Ever-larger numbers of students are applying for college admission and the application process is more competitive and controversial than ever.  It’s been said, “The process makes normal people act nutty and nutty people act crazy.”

The ultimate goal is to find a college or university that fits the student.  Usually the first concern is financial.  This is where Mom, Dad and the high school junior must sit down and determine what’s going to fit within the family budget.  Once you have decided on how much Mom & Dad will contribute, how much the student can ‘realistically’ contribute, the student can begin looking into schools that fit the financial parameters.

Educators tell us that students who are happy with their college choices usually fare better than those who are not.  So how does a student go about finding the best fit?

First and foremost, the student must know him or her self.  Many college counselors suggest that at the beginning of junior year high school, students should make a realistic self-assessment.  What are the student’s interests, aptitudes, and what does he or she want from a college or university?  Equally important is the fact that students should also be clear about what is most important to them, i.e. the school’s academic programs, its setting, the social life, etc.

Some of the questions that should be answered are: what distance from home is comfortable for the student?  Does the student want a small intimate college setting or does he or she want to attend a school with 35,000 students.  But remember, small schools don’t necessarily mean small classes.  Even mid-sized universities have lecture halls with up to 200 students.

What academic programs will offer choice and challenge to the student?  If the student knows what he or she wants to study, then look for schools that offer the best programs in those fields.

If the student doesn’t know what he or she wants to do (most students fall into this category) they should opt for schools with a broad range of academic programs.  College counselors and the Internet are good places to gather this type of information.

The student should investigate whether full professors or teaching assistants conduct most classes.  There is no right or wrong to this issue; full professors bring experience to the classroom, but teaching assistants frequently conduct the most lively and energetic classes.

Other factors that should be a part of the selection process: Is the school near other schools, thus creating an academic community?  What will a degree from this school do for the student in terms of finding a job after college?  How big of a community surrounds the school?  Antioch College in Antioch Ohio is a far cry from NYU in New York City.

If at all possible, a student should visit a small school, and then visit a large campus.  They should get a “feel” for them; after all, it’s four years of a student’s life.  There’s a world of difference between enrollments of 1,000, 5,000 & 35,000.  Students may want to know if the campus environment is liberal or conservative; a student from a staunch conservative background could receive a very unique education at Berkeley.

What job opportunities are available on and off campus?  If the student stays for summer school (a growing phenomenon) campus jobs may be limited and the bigger the town, the better the job opportunities.  Female athletes may want to find out where their prospective school stands on Title IX.

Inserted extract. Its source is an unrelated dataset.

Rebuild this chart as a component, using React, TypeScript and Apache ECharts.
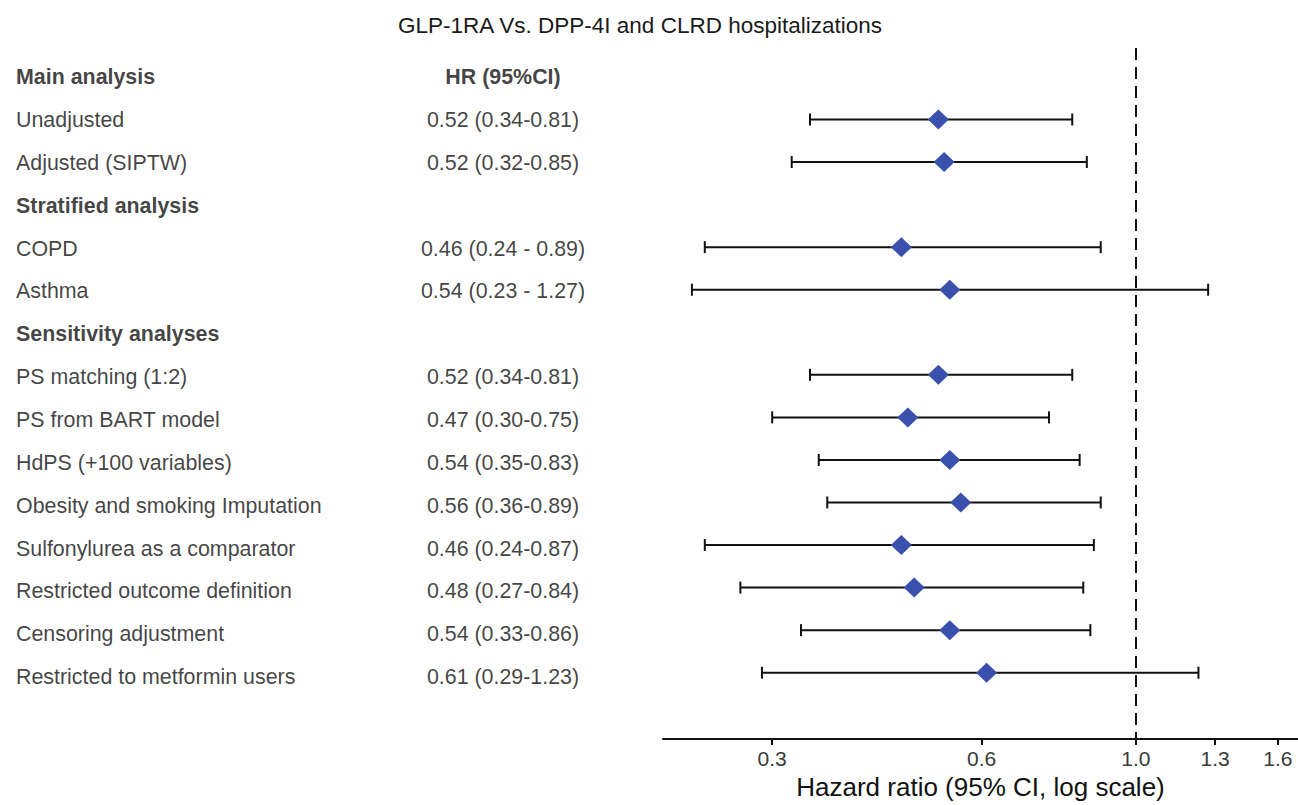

Also, what types of internship programs are offered in the community?  Students attending Loyola University in Chicago will have far more to choose from than say a student at Western Illinois University in Macomb, 70 miles away.

Campus visits are important.  Too many students show-up with little of no planning.  If a student is going to the trouble of visiting a campus, he or she should get their money’s worth.  So here are a few tips before taking those trips.

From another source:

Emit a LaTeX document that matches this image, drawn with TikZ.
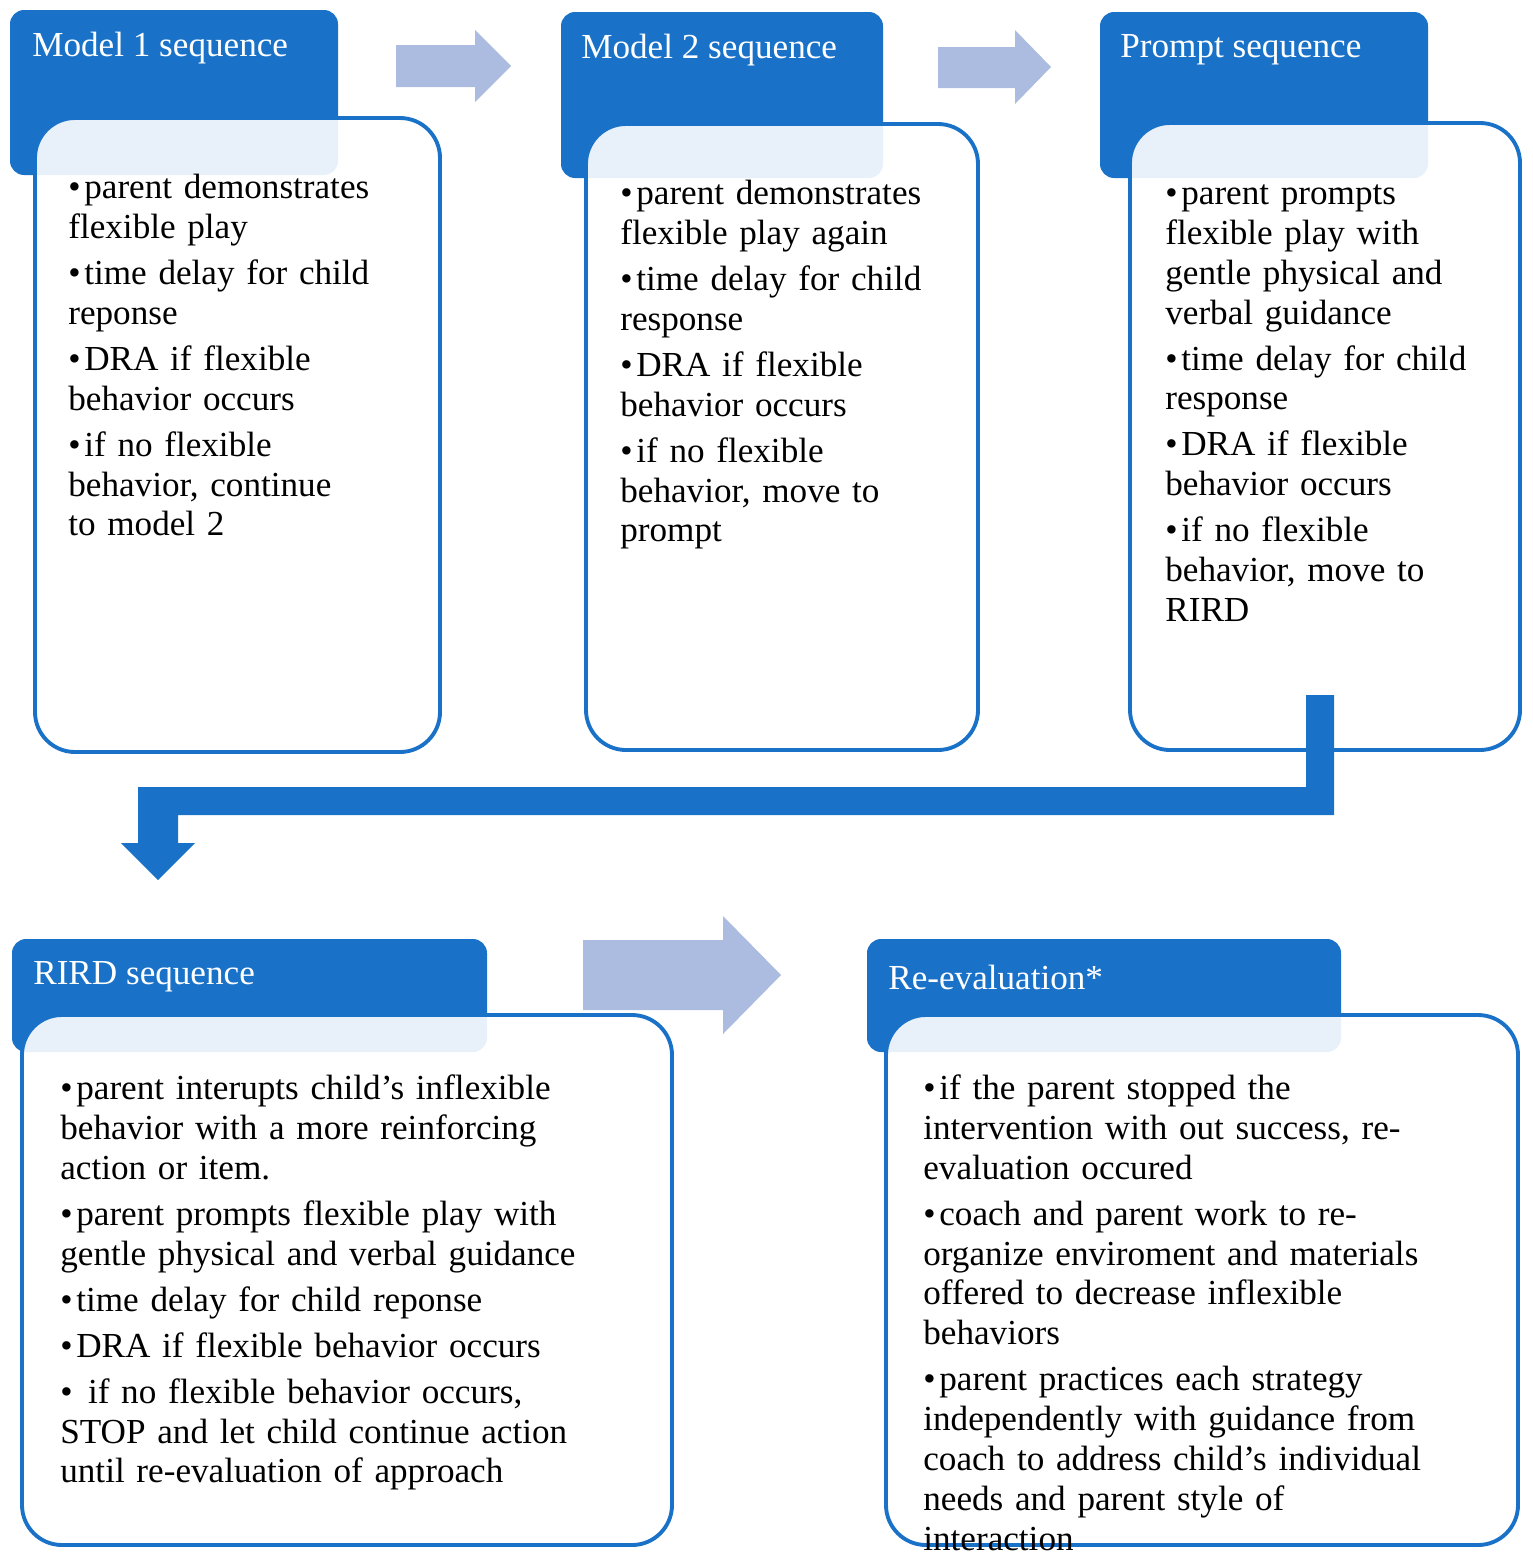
\documentclass[tikz,border=0pt]{standalone}
\usepackage{fontspec}
\setmainfont{Liberation Serif}
\definecolor{hdr}{HTML}{1A72C8}
\definecolor{lite}{HTML}{ABBCE0}
\newcommand{\bu}[1]{\par\noindent\hangindent=0.32cm\hangafter=1\makebox[0.32cm][l]{\textbullet}#1}
\begin{document}
\begin{tikzpicture}[x=0.02cm,y=-0.02cm,
  head/.style={fill=hdr,rounded corners=8pt},
  card/.style={fill=white,fill opacity=0.9,draw=hdr,line width=2.2pt,rounded corners=0.8cm},
  htext/.style={anchor=west,text=white,font=\fontsize{20}{24}\selectfont,inner sep=0},
  btext/.style={anchor=north west,inner sep=0,align=left,text width=12cm,
    font=\fontsize{20}{22.7}\selectfont\setlength{\parskip}{3.5pt}},
  light/.style={fill=lite},
  dark/.style={fill=hdr}]
\useasboundingbox (0,0) rectangle (1533,1559);
% arrows
\fill[light] (396,45) -- (475,45) -- (475,30) -- (511,66) -- (475,102) -- (475,87) -- (396,87) -- cycle;
\fill[light] (938,47) -- (1015,47) -- (1015,30) -- (1051,67) -- (1015,104) -- (1015,88) -- (938,88) -- cycle;
\fill[light] (583,940) -- (723,940) -- (723,916) -- (781,975) -- (723,1034) -- (723,1010) -- (583,1010) -- cycle;
% headers
\fill[head] (10,10) rectangle (338,175);
\fill[head] (561,12) rectangle (883,178);
\fill[head] (1100,12) rectangle (1428,178);
\fill[head] (12,939) rectangle (487,1052);
\fill[head] (867,939) rectangle (1341,1052);
% cards
\draw[card] (35,118) rectangle (440,752);
\draw[card] (586,124) rectangle (978,750);
\draw[card] (1130,123) rectangle (1520,750);
\draw[card] (22,1015) rectangle (672,1545);
\draw[card] (886,1015) rectangle (1518,1545);
% bent arrow
\fill[dark] (1306,695) -- (1334,695) -- (1334,815) -- (178,815) -- (178,843) -- (195,843) -- (158,880) -- (121,843) -- (138,843) -- (138,787) -- (1306,787) -- cycle;
% header texts
\node[htext] (h1) at (32,48) {Model 1 sequence};
\node[htext] (h2) at (581,50) {Model 2 sequence};
\node[htext] (h3) at (1120,50) {Prompt sequence};
\node[htext] (h4) at (33,977) {RIRD sequence};
\node[htext] (h5) at (888,977) {Re-evaluation*};
% body texts
\node[btext] (b1) at (68,152) {\bu{parent demonstrates\\flexible play}\bu{time delay for child\\reponse}\bu{DRA if flexible\\behavior occurs}\bu{if no flexible\\behavior, continue\\to model 2}};
\node[btext] (b2) at (620,158) {\bu{parent demonstrates\\flexible play again}\bu{time delay for child\\response}\bu{DRA if flexible\\behavior occurs}\bu{if no flexible\\behavior, move to\\prompt}};
\node[btext] (b3) at (1165,158) {\bu{parent prompts\\flexible play with\\gentle physical and\\verbal guidance}\bu{time delay for child\\response}\bu{DRA if flexible\\behavior occurs}\bu{if no flexible\\behavior, move to\\RIRD}};
\node[btext] (b4) at (60,1053) {\bu{parent interupts child's inflexible\\behavior with a more reinforcing\\action or item.}\bu{parent prompts flexible play with\\gentle physical and verbal guidance}\bu{time delay for child reponse}\bu{DRA if flexible behavior occurs}\bu{\ if no flexible behavior occurs,\\STOP and let child continue action\\until re-evaluation of approach}};
\node[btext] (b5) at (923,1053) {\bu{if the parent stopped the\\intervention with out success, re-\\evaluation occured}\bu{coach and parent work to re-\\organize enviroment and materials\\offered to decrease inflexible\\behaviors}\bu{parent practices each strategy\\independently with guidance from\\coach to address child's individual\\needs and parent style of\\interaction}};
\end{tikzpicture}
\end{document}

Prepare a list of questions in advance; ask a college counselor for help.  The standard campus tour is like touring Universal Studios, so a student should venture off on his or her own.  Find out what the campus is like on a Tuesday night in February.  Walk into the library, is it crowded, are people using computers?  Eat in the cafeteria; sit in on a class if at all possible.  Learn if there are any outstanding “issues” on campus.

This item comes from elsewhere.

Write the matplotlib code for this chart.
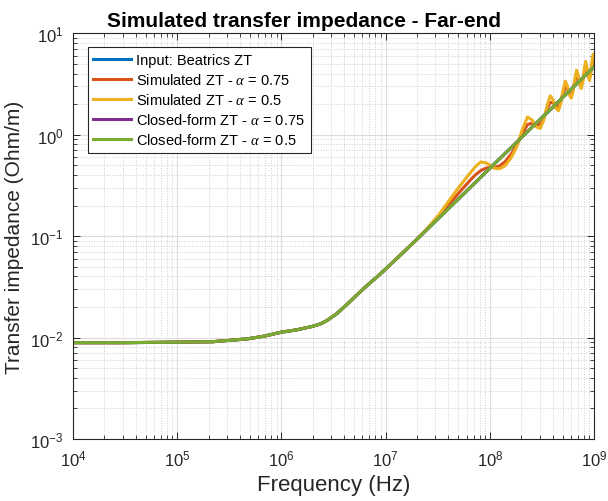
import numpy as np
import matplotlib
matplotlib.use("Agg")
import matplotlib.pyplot as plt

############## Daten ##############
# gemeinsamer Niederfrequenz-Teil, Frequenz in Hz, ZT in Ohm/m
f_low = [1e4, 3e4, 1e5, 2.2e5, 4.7e5, 6.8e5, 1e6, 1.4e6, 2e6, 2.4e6, 2.7e6,
         3.0e6, 3.4e6, 3.8e6, 4.3e6, 5.2e6, 6.6e6, 8.9e6, 1e7]
zt_low = [0.0089, 0.0089, 0.0090, 0.0091, 0.0097, 0.0103, 0.0113, 0.0119, 0.0129, 0.0137, 0.0146,
          0.0157, 0.0172, 0.0191, 0.0214, 0.0258, 0.0324, 0.0423, 0.0473]

# Input / closed-form, oberhalb 10 MHz
f_cf = [2e7, 5e7, 1e8, 2e8, 5e8, 1e9]
zt_cf = [0.093, 0.232, 0.465, 0.93, 2.32, 4.65]

# simulierte Kurven, Frequenz in 1e8 Hz
f_sim = [0.20, 0.25, 0.32, 0.40, 0.50, 0.63, 0.72, 0.82, 0.92, 1.02,
         1.12, 1.25, 1.40, 1.60, 1.80, 2.05, 2.30, 2.55, 2.80, 3.05,
         3.30, 3.55, 3.80, 4.05, 4.30, 4.55, 4.80, 5.05, 5.30, 5.55,
         5.80, 6.05, 6.30, 6.55, 6.80, 7.05, 7.30, 7.55, 7.80, 8.05,
         8.30, 8.55, 8.80, 9.05, 9.30, 9.55, 9.80, 10.0]
zt_sim_075 = [0.0929, 0.1175, 0.1538, 0.2014, 0.2636, 0.3438, 0.3976, 0.4422, 0.4683, 0.4738,
              0.4744, 0.4941, 0.5410, 0.6399, 0.7801, 1.0208, 1.2554, 1.2982, 1.2421, 1.2623,
              1.4639, 1.8073, 2.0740, 2.0618, 1.9075, 1.8831, 2.1293, 2.5709, 2.8927, 2.8255,
              2.5729, 2.5039, 2.7947, 3.3346, 3.7114, 3.5891, 3.2383, 3.1247, 3.4601, 4.0982,
              4.5301, 4.3528, 3.9037, 3.7455, 4.1255, 4.8619, 5.3487, 5.295]
zt_sim_05 = [0.0929, 0.1188, 0.1593, 0.2183, 0.2992, 0.4038, 0.4779, 0.5382, 0.5256, 0.4961,
             0.4635, 0.4610, 0.4936, 0.5901, 0.7450, 1.119, 1.491, 1.392, 1.186, 1.152,
             1.398, 1.938, 2.409, 2.210, 1.822, 1.718, 2.033, 2.756, 3.360, 3.029,
             2.457, 2.285, 2.669, 3.575, 4.312, 3.848, 3.092, 2.851, 3.304, 4.394,
             5.263, 4.667, 3.728, 3.418, 3.940, 5.212, 6.214, 6.122]

labels = ["Input: Beatrics ZT",
          r"Simulated ZT - $\mathit{\alpha}$ = 0.75",
          r"Simulated ZT - $\mathit{\alpha}$ = 0.5",
          r"Closed-form ZT - $\mathit{\alpha}$ = 0.75",
          r"Closed-form ZT - $\mathit{\alpha}$ = 0.5"]
colors = ["#0072BD", "#D95319", "#EDB120", "#7E2F8E", "#77AC30"]

############## Schrift ##############
plt.rcParams["font.family"] = ["Liberation Sans", "DejaVu Sans"]
plt.rcParams["mathtext.fontset"] = "custom"
plt.rcParams["mathtext.rm"] = "Liberation Serif"
plt.rcParams["mathtext.it"] = "Liberation Serif:italic"
plt.rcParams["mathtext.default"] = "regular"

############## Zusammensetzen ##############
f_all = np.concatenate([f_low, f_cf])
zt_input = np.concatenate([zt_low, zt_cf])
f_s = np.concatenate([f_low, np.array(f_sim) * 1e8])
zt_s075 = np.concatenate([zt_low, zt_sim_075])
zt_s05 = np.concatenate([zt_low, zt_sim_05])

############## Plot ##############
fig, ax = plt.subplots(figsize=(6.08, 5.02), dpi=100)
fig.subplots_adjust(left=0.120, right=0.977, bottom=0.1235, top=0.932)

lw = 2.2
ax.loglog(f_all, zt_input, color=colors[0], lw=lw, label=labels[0])
ax.loglog(f_s, zt_s075, color=colors[1], lw=lw, label=labels[1])
ax.loglog(f_s, zt_s05, color=colors[2], lw=lw, label=labels[2])
ax.loglog(f_all, zt_input, color=colors[3], lw=lw, label=labels[3])
ax.loglog(f_all, zt_input, color=colors[4], lw=lw, label=labels[4])

ax.set_xlim(1e4, 1e9)
ax.set_ylim(1e-3, 1e1)

ax.grid(True, which="major", color="#dcdcdc", lw=0.8, ls="-")
ax.grid(True, which="minor", color="#cfcfcf", lw=0.7, ls=":")
ax.set_axisbelow(True)

ax.tick_params(which="both", direction="in", top=True, right=True, colors="#262626",
               labelcolor="#262626", labelsize=12)
ax.tick_params(which="major", length=5, width=0.7, pad=7)
ax.tick_params(which="minor", length=3, width=0.6)
for s in ax.spines.values():
    s.set_color("#262626")
    s.set_linewidth(0.8)

ax.set_xlabel("Frequency (Hz)", fontsize=16, color="#262626")
ax.set_ylabel("Transfer impedance (Ohm/m)", fontsize=15, color="#262626")
ax.set_title("Simulated transfer impedance - Far-end", fontsize=15, fontweight="bold",
             pad=5, x=0.443)

leg = ax.legend(loc="upper left", bbox_to_anchor=(0.028, 0.966), borderaxespad=0,
                fontsize=10.5, handlelength=2.6, handletextpad=0.35, labelspacing=0.35,
                fancybox=False, framealpha=1, edgecolor="#262626", borderpad=0.4)
leg.get_frame().set_linewidth(0.8)

plt.savefig("out.png", dpi=100)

Remember, while the Internet and college fairs are good starting points, nothing compares to an actual visit.  Read about the college before the visit.  Learn what special interest groups (clubs, intramurals, etc.) and activities are available.  Be sure to visit and speak with both students and department heads.

If you’re beginning to feel overwhelmed at the prospect of researching all of this material, it’s important to keep two things in mind.  1) Students and counselors share information, a student needn’t do it all alone, and 2) There is no “one ideal school” for a student, so don’t get hung up and choosing the “perfect fit,” because it doesn’t exist.

Finally, a word to the wise; the search for the right college belongs to the student, not the parents.  Students need to own this entire process.  If they don’t, perhaps it’s better to gain a year of maturity before venturing off to college.